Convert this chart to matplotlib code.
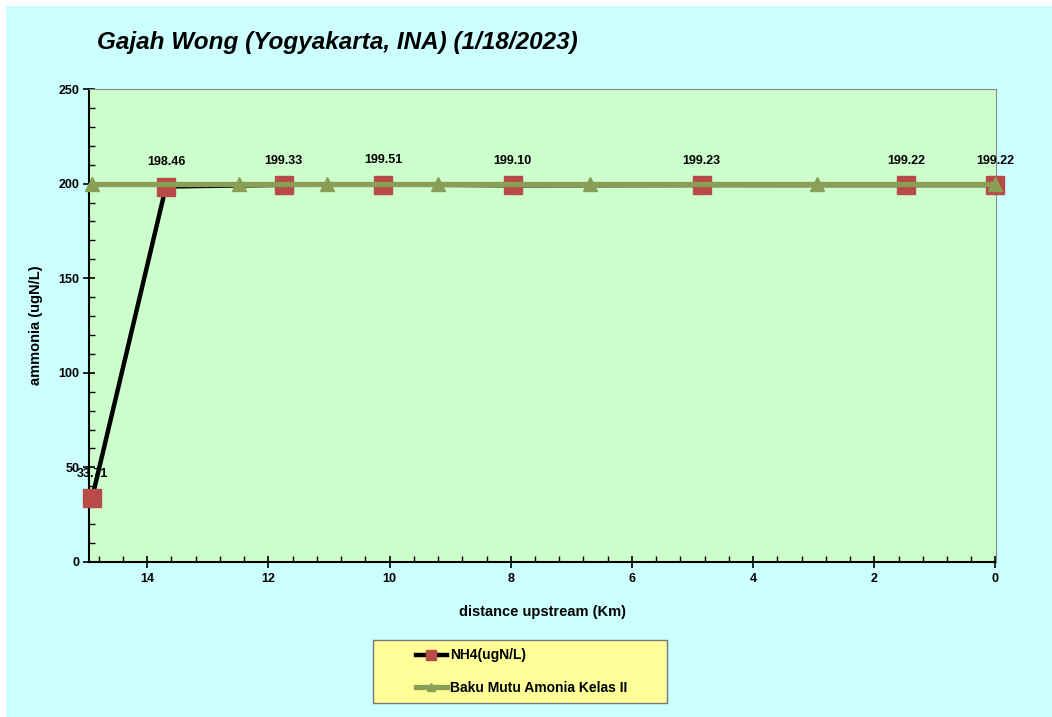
import matplotlib.pyplot as plt
from matplotlib.patches import Rectangle
from matplotlib.ticker import MultipleLocator

plt.rcParams['font.family'] = ['Liberation Sans', 'DejaVu Sans']

# Data
nh4_km = [14.91, 13.69, 11.75, 10.11, 7.97, 4.85, 1.47, 0.0]
nh4_val = [33.71, 198.46, 199.33, 199.51, 199.10, 199.23, 199.22, 199.22]
baku_km = [14.91, 12.48, 11.03, 9.20, 6.70, 2.95, 0.0]
baku_val = [200, 200, 200, 200, 200, 200, 200]

W, H = 1052, 717
fig = plt.figure(figsize=(W / 100, H / 100), dpi=100)
fig.patch.set_facecolor('white')
fig.patches.append(Rectangle((6 / W, 0), 1, 1 - 6 / H, transform=fig.transFigure,
                             facecolor='#CCFFFF', edgecolor='none', zorder=-10))

ax = fig.add_axes([89 / W, 1 - 562 / H, 906.5 / W, 473 / H])
ax.set_facecolor('#CCFFCC')

ax.plot(nh4_km, nh4_val, color='black', lw=3.2, marker='s', ms=12.5,
        mfc='#B84A47', mec='#B84A47', label='NH4(ugN/L)', zorder=3, clip_on=False)
ax.plot(baku_km, baku_val, color='#8A9F55', lw=3.8, marker='^', ms=10,
        mfc='#8A9F55', mec='#8A9F55', label='Baku Mutu Amonia Kelas II', zorder=4, clip_on=False)

for x, y in zip(nh4_km, nh4_val):
    ax.annotate(f'{y:.2f}', (x, y), xytext=(0, 13), textcoords='offset points',
                ha='center', va='bottom', fontsize=9, fontweight='bold')

ax.set_xlim(14.96, 0)
ax.set_ylim(0, 250)
ax.xaxis.set_major_locator(MultipleLocator(2))
ax.xaxis.set_minor_locator(MultipleLocator(0.4))
ax.yaxis.set_major_locator(MultipleLocator(50))
ax.yaxis.set_minor_locator(MultipleLocator(10))
ax.tick_params(which='major', direction='inout', length=8, width=1.2, labelsize=9)
ax.tick_params(which='minor', direction='in', length=4, width=1)
for lab in ax.get_xticklabels() + ax.get_yticklabels():
    lab.set_fontweight('bold')
ax.tick_params(axis='x', pad=4)
ax.tick_params(axis='y', pad=3)

ax.spines['left'].set_color('black')
ax.spines['bottom'].set_color('black')
ax.spines['left'].set_linewidth(1.5)
ax.spines['bottom'].set_linewidth(1.5)
ax.spines['top'].set_color('#888888')
ax.spines['right'].set_color('#888888')

ax.set_xlabel('distance upstream (Km)', fontsize=10.5, fontweight='bold', labelpad=14)
ax.set_ylabel('ammonia (ugN/L)', fontsize=10.5, fontweight='bold', labelpad=11)

fig.text(97 / W, 1 - 42 / H, 'Gajah Wong (Yogyakarta, INA) (1/18/2023)', fontsize=17.5,
         fontweight='bold', fontstyle='italic', ha='left', va='center')

# legend box
fig.patches.append(Rectangle((373 / W, 1 - 703 / H), 294 / W, 63 / H, transform=fig.transFigure,
                             facecolor='#FFFF99', edgecolor='#777777', lw=1, zorder=1))
leg = fig.legend(loc='center left', bbox_to_anchor=(403 / W, 1 - 671.5 / H),
                 frameon=False, prop={'weight': 'bold', 'size': 10},
                 handlelength=2.3, handletextpad=0.2, markerscale=0.6, labelspacing=1.3)
leg.set_zorder(2)

fig.savefig('out.png', dpi=100, facecolor=fig.get_facecolor())
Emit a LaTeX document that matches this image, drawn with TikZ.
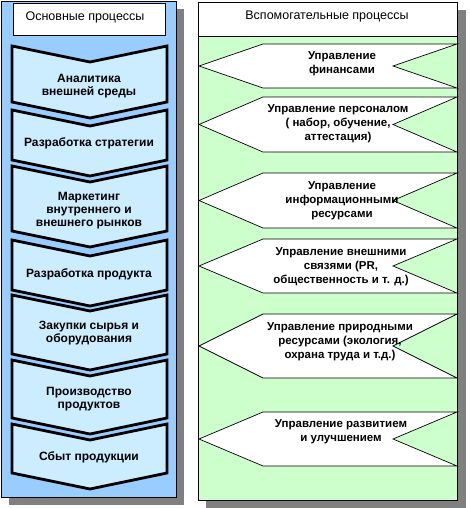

++++++++++

TASK GOAL
Reproduce all of the entries word for word, skipping any pictures they hold.

WRITTEN ANSWER
Convert this chart to matplotlib code.
import matplotlib.pyplot as plt
from matplotlib.patches import Rectangle
from matplotlib.ticker import MultipleLocator

plt.rcParams['font.family'] = ['Liberation Sans', 'DejaVu Sans']

# Data
nh4_km = [14.91, 13.69, 11.75, 10.11, 7.97, 4.85, 1.47, 0.0]
nh4_val = [33.71, 198.46, 199.33, 199.51, 199.10, 199.23, 199.22, 199.22]
baku_km = [14.91, 12.48, 11.03, 9.20, 6.70, 2.95, 0.0]
baku_val = [200, 200, 200, 200, 200, 200, 200]

W, H = 1052, 717
fig = plt.figure(figsize=(W / 100, H / 100), dpi=100)
fig.patch.set_facecolor('white')
fig.patches.append(Rectangle((6 / W, 0), 1, 1 - 6 / H, transform=fig.transFigure,
                             facecolor='#CCFFFF', edgecolor='none', zorder=-10))

ax = fig.add_axes([89 / W, 1 - 562 / H, 906.5 / W, 473 / H])
ax.set_facecolor('#CCFFCC')

ax.plot(nh4_km, nh4_val, color='black', lw=3.2, marker='s', ms=12.5,
        mfc='#B84A47', mec='#B84A47', label='NH4(ugN/L)', zorder=3, clip_on=False)
ax.plot(baku_km, baku_val, color='#8A9F55', lw=3.8, marker='^', ms=10,
        mfc='#8A9F55', mec='#8A9F55', label='Baku Mutu Amonia Kelas II', zorder=4, clip_on=False)

for x, y in zip(nh4_km, nh4_val):
    ax.annotate(f'{y:.2f}', (x, y), xytext=(0, 13), textcoords='offset points',
                ha='center', va='bottom', fontsize=9, fontweight='bold')

ax.set_xlim(14.96, 0)
ax.set_ylim(0, 250)
ax.xaxis.set_major_locator(MultipleLocator(2))
ax.xaxis.set_minor_locator(MultipleLocator(0.4))
ax.yaxis.set_major_locator(MultipleLocator(50))
ax.yaxis.set_minor_locator(MultipleLocator(10))
ax.tick_params(which='major', direction='inout', length=8, width=1.2, labelsize=9)
ax.tick_params(which='minor', direction='in', length=4, width=1)
for lab in ax.get_xticklabels() + ax.get_yticklabels():
    lab.set_fontweight('bold')
ax.tick_params(axis='x', pad=4)
ax.tick_params(axis='y', pad=3)

ax.spines['left'].set_color('black')
ax.spines['bottom'].set_color('black')
ax.spines['left'].set_linewidth(1.5)
ax.spines['bottom'].set_linewidth(1.5)
ax.spines['top'].set_color('#888888')
ax.spines['right'].set_color('#888888')

ax.set_xlabel('distance upstream (Km)', fontsize=10.5, fontweight='bold', labelpad=14)
ax.set_ylabel('ammonia (ugN/L)', fontsize=10.5, fontweight='bold', labelpad=11)

fig.text(97 / W, 1 - 42 / H, 'Gajah Wong (Yogyakarta, INA) (1/18/2023)', fontsize=17.5,
         fontweight='bold', fontstyle='italic', ha='left', va='center')

# legend box
fig.patches.append(Rectangle((373 / W, 1 - 703 / H), 294 / W, 63 / H, transform=fig.transFigure,
                             facecolor='#FFFF99', edgecolor='#777777', lw=1, zorder=1))
leg = fig.legend(loc='center left', bbox_to_anchor=(403 / W, 1 - 671.5 / H),
                 frameon=False, prop={'weight': 'bold', 'size': 10},
                 handlelength=2.3, handletextpad=0.2, markerscale=0.6, labelspacing=1.3)
leg.set_zorder(2)

fig.savefig('out.png', dpi=100, facecolor=fig.get_facecolor())
Emit a LaTeX document that matches this image, drawn with TikZ.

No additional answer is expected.